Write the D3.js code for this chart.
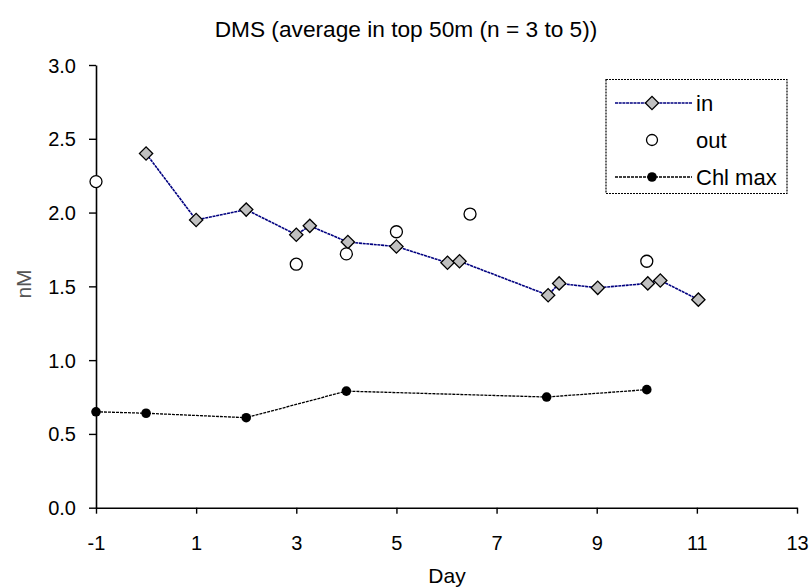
<!DOCTYPE html>
<html><head><meta charset="utf-8">
<script src="https://cdn.jsdelivr.net/npm/d3@7"></script>
<style>body{margin:0;background:#fff}svg{display:block}text{font-family:"Liberation Sans",Arial,sans-serif}</style>
</head><body>
<script>
const inDays = [0, 1, 2, 3, 3.27, 4.03, 5, 6.02, 6.26, 8.03, 8.25, 9.02, 10.02, 10.27, 11.03];
const inVals = [2.40, 1.95, 2.02, 1.85, 1.91, 1.80, 1.77, 1.66, 1.67, 1.44, 1.52, 1.49, 1.52, 1.54, 1.41];
const outDays = [-1, 3, 4, 5, 6.47, 10];
const outVals = [2.21, 1.65, 1.72, 1.87, 1.99, 1.67];
const chlDays = [-1, 0, 2, 4, 8, 10];
const chlVals = [0.65, 0.64, 0.61, 0.79, 0.75, 0.80];
const xTicks = [-1, 1, 3, 5, 7, 9, 11, 13];
const yTicks = [0, 0.5, 1.0, 1.5, 2.0, 2.5, 3.0];

const W = 812, H = 587;
const svg = d3.select("body").append("svg").attr("width", W).attr("height", H);
const x = d3.scaleLinear().domain([-1, 13]).range([96, 797]);
const y = d3.scaleLinear().domain([0, 3]).range([507.7, 65]);
const FONT = '"Liberation Sans",Arial,sans-serif';

// axes
const xAxis = svg.append("g").attr("transform", "translate(0,507.7)")
  .call(d3.axisBottom(x).tickValues(xTicks).tickSize(6).tickSizeOuter(0).tickFormat(d => String(d)));
const yAxis = svg.append("g").attr("transform", "translate(96,0)")
  .call(d3.axisLeft(y).tickValues(yTicks).tickSize(7).tickSizeOuter(0).tickFormat(d => d.toFixed(1)));
[xAxis, yAxis].forEach(g => {
  g.select(".domain").attr("stroke", "#000").attr("stroke-width", 1.6);
  g.selectAll(".tick line").attr("stroke", "#000").attr("stroke-width", 1.4);
  g.selectAll(".tick text").attr("fill", "#000").style("font-size", "20px").style("font-family", FONT);
});
xAxis.selectAll(".tick text").attr("y", 0).attr("dy", 0).attr("transform", "translate(0,42.5)");
yAxis.selectAll(".tick text").attr("x", -20).attr("dy", "0.35em");

// titles
svg.append("text").attr("x", 406).attr("y", 37).attr("text-anchor", "middle")
  .style("font-size", "22.7px").text("DMS (average in top 50m (n = 3 to 5))");
svg.append("text").attr("x", 447).attr("y", 583).attr("text-anchor", "middle")
  .style("font-size", "21px").text("Day");
svg.append("text").attr("transform", "translate(24,284) rotate(-90)").attr("text-anchor", "middle")
  .attr("dy", "0.35em").style("font-size", "21px").attr("fill", "#555").text("nM");

const diamond = d3.symbol().type(d3.symbolSquare).size(88);

// in series
const inData = inDays.map((d, i) => [d, inVals[i]]);
svg.append("path").datum(inData)
  .attr("d", d3.line().x(d => x(d[0])).y(d => y(d[1])))
  .attr("fill", "none").attr("stroke", "#000080").attr("stroke-width", 1.6).attr("stroke-dasharray", "3,0.7");
svg.append("g").selectAll("path").data(inData).join("path")
  .attr("d", diamond)
  .attr("transform", d => `translate(${x(d[0])},${y(d[1])}) rotate(45)`)
  .attr("fill", "#c0c0c0").attr("stroke", "#000").attr("stroke-width", 1.3);

// out series
const outData = outDays.map((d, i) => [d, outVals[i]]);
svg.append("g").selectAll("circle").data(outData).join("circle")
  .attr("cx", d => x(d[0])).attr("cy", d => y(d[1])).attr("r", 6)
  .attr("fill", "#fff").attr("stroke", "#000").attr("stroke-width", 1.3);

// chl max
const chlData = chlDays.map((d, i) => [d, chlVals[i]]);
svg.append("path").datum(chlData)
  .attr("d", d3.line().x(d => x(d[0])).y(d => y(d[1])))
  .attr("fill", "none").attr("stroke", "#000").attr("stroke-width", 1.3).attr("stroke-dasharray", "3,1");
svg.append("g").selectAll("circle").data(chlData).join("circle")
  .attr("cx", d => x(d[0])).attr("cy", d => y(d[1])).attr("r", 4.8)
  .attr("fill", "#000");

// legend
const lg = svg.append("g");
lg.append("rect").attr("x", 606).attr("y", 79.5).attr("width", 181).attr("height", 114)
  .attr("fill", "#fff").attr("stroke", "#000").attr("stroke-width", 1.2).attr("stroke-dasharray", "2,1");
const ly = [103, 140, 177];
lg.append("line").attr("x1", 615).attr("x2", 692).attr("y1", ly[0]).attr("y2", ly[0])
  .attr("stroke", "#000080").attr("stroke-width", 1.4).attr("stroke-dasharray", "3,0.7");
lg.append("path").attr("d", diamond).attr("transform", `translate(652,${ly[0]}) rotate(45)`)
  .attr("fill", "#c0c0c0").attr("stroke", "#000").attr("stroke-width", 1.3);
lg.append("circle").attr("cx", 652).attr("cy", ly[1]).attr("r", 5.5)
  .attr("fill", "#fff").attr("stroke", "#000").attr("stroke-width", 1.3);
lg.append("line").attr("x1", 615).attr("x2", 692).attr("y1", ly[2]).attr("y2", ly[2])
  .attr("stroke", "#000").attr("stroke-width", 1.3).attr("stroke-dasharray", "3,1");
lg.append("circle").attr("cx", 652).attr("cy", ly[2]).attr("r", 4.8).attr("fill", "#000");
["in", "out", "Chl max"].forEach((t, i) => {
  lg.append("text").attr("x", 696).attr("y", ly[i]).attr("dy", "0.35em")
    .style("font-size", "22px").text(t);
});
</script>
</body></html>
+ + + + + + +
Write the listing above out again exactly, dropping each image.

ANSWER FOR THIS EXERCISE>
Write the D3.js code for this chart.
<!DOCTYPE html>
<html><head><meta charset="utf-8">
<script src="https://cdn.jsdelivr.net/npm/d3@7"></script>
<style>body{margin:0;background:#fff}svg{display:block}text{font-family:"Liberation Sans",Arial,sans-serif}</style>
</head><body>
<script>
const inDays = [0, 1, 2, 3, 3.27, 4.03, 5, 6.02, 6.26, 8.03, 8.25, 9.02, 10.02, 10.27, 11.03];
const inVals = [2.40, 1.95, 2.02, 1.85, 1.91, 1.80, 1.77, 1.66, 1.67, 1.44, 1.52, 1.49, 1.52, 1.54, 1.41];
const outDays = [-1, 3, 4, 5, 6.47, 10];
const outVals = [2.21, 1.65, 1.72, 1.87, 1.99, 1.67];
const chlDays = [-1, 0, 2, 4, 8, 10];
const chlVals = [0.65, 0.64, 0.61, 0.79, 0.75, 0.80];
const xTicks = [-1, 1, 3, 5, 7, 9, 11, 13];
const yTicks = [0, 0.5, 1.0, 1.5, 2.0, 2.5, 3.0];

const W = 812, H = 587;
const svg = d3.select("body").append("svg").attr("width", W).attr("height", H);
const x = d3.scaleLinear().domain([-1, 13]).range([96, 797]);
const y = d3.scaleLinear().domain([0, 3]).range([507.7, 65]);
const FONT = '"Liberation Sans",Arial,sans-serif';

// axes
const xAxis = svg.append("g").attr("transform", "translate(0,507.7)")
  .call(d3.axisBottom(x).tickValues(xTicks).tickSize(6).tickSizeOuter(0).tickFormat(d => String(d)));
const yAxis = svg.append("g").attr("transform", "translate(96,0)")
  .call(d3.axisLeft(y).tickValues(yTicks).tickSize(7).tickSizeOuter(0).tickFormat(d => d.toFixed(1)));
[xAxis, yAxis].forEach(g => {
  g.select(".domain").attr("stroke", "#000").attr("stroke-width", 1.6);
  g.selectAll(".tick line").attr("stroke", "#000").attr("stroke-width", 1.4);
  g.selectAll(".tick text").attr("fill", "#000").style("font-size", "20px").style("font-family", FONT);
});
xAxis.selectAll(".tick text").attr("y", 0).attr("dy", 0).attr("transform", "translate(0,42.5)");
yAxis.selectAll(".tick text").attr("x", -20).attr("dy", "0.35em");

// titles
svg.append("text").attr("x", 406).attr("y", 37).attr("text-anchor", "middle")
  .style("font-size", "22.7px").text("DMS (average in top 50m (n = 3 to 5))");
svg.append("text").attr("x", 447).attr("y", 583).attr("text-anchor", "middle")
  .style("font-size", "21px").text("Day");
svg.append("text").attr("transform", "translate(24,284) rotate(-90)").attr("text-anchor", "middle")
  .attr("dy", "0.35em").style("font-size", "21px").attr("fill", "#555").text("nM");

const diamond = d3.symbol().type(d3.symbolSquare).size(88);

// in series
const inData = inDays.map((d, i) => [d, inVals[i]]);
svg.append("path").datum(inData)
  .attr("d", d3.line().x(d => x(d[0])).y(d => y(d[1])))
  .attr("fill", "none").attr("stroke", "#000080").attr("stroke-width", 1.6).attr("stroke-dasharray", "3,0.7");
svg.append("g").selectAll("path").data(inData).join("path")
  .attr("d", diamond)
  .attr("transform", d => `translate(${x(d[0])},${y(d[1])}) rotate(45)`)
  .attr("fill", "#c0c0c0").attr("stroke", "#000").attr("stroke-width", 1.3);

// out series
const outData = outDays.map((d, i) => [d, outVals[i]]);
svg.append("g").selectAll("circle").data(outData).join("circle")
  .attr("cx", d => x(d[0])).attr("cy", d => y(d[1])).attr("r", 6)
  .attr("fill", "#fff").attr("stroke", "#000").attr("stroke-width", 1.3);

// chl max
const chlData = chlDays.map((d, i) => [d, chlVals[i]]);
svg.append("path").datum(chlData)
  .attr("d", d3.line().x(d => x(d[0])).y(d => y(d[1])))
  .attr("fill", "none").attr("stroke", "#000").attr("stroke-width", 1.3).attr("stroke-dasharray", "3,1");
svg.append("g").selectAll("circle").data(chlData).join("circle")
  .attr("cx", d => x(d[0])).attr("cy", d => y(d[1])).attr("r", 4.8)
  .attr("fill", "#000");

// legend
const lg = svg.append("g");
lg.append("rect").attr("x", 606).attr("y", 79.5).attr("width", 181).attr("height", 114)
  .attr("fill", "#fff").attr("stroke", "#000").attr("stroke-width", 1.2).attr("stroke-dasharray", "2,1");
const ly = [103, 140, 177];
lg.append("line").attr("x1", 615).attr("x2", 692).attr("y1", ly[0]).attr("y2", ly[0])
  .attr("stroke", "#000080").attr("stroke-width", 1.4).attr("stroke-dasharray", "3,0.7");
lg.append("path").attr("d", diamond).attr("transform", `translate(652,${ly[0]}) rotate(45)`)
  .attr("fill", "#c0c0c0").attr("stroke", "#000").attr("stroke-width", 1.3);
lg.append("circle").attr("cx", 652).attr("cy", ly[1]).attr("r", 5.5)
  .attr("fill", "#fff").attr("stroke", "#000").attr("stroke-width", 1.3);
lg.append("line").attr("x1", 615).attr("x2", 692).attr("y1", ly[2]).attr("y2", ly[2])
  .attr("stroke", "#000").attr("stroke-width", 1.3).attr("stroke-dasharray", "3,1");
lg.append("circle").attr("cx", 652).attr("cy", ly[2]).attr("r", 4.8).attr("fill", "#000");
["in", "out", "Chl max"].forEach((t, i) => {
  lg.append("text").attr("x", 696).attr("y", ly[i]).attr("dy", "0.35em")
    .style("font-size", "22px").text(t);
});
</script>
</body></html>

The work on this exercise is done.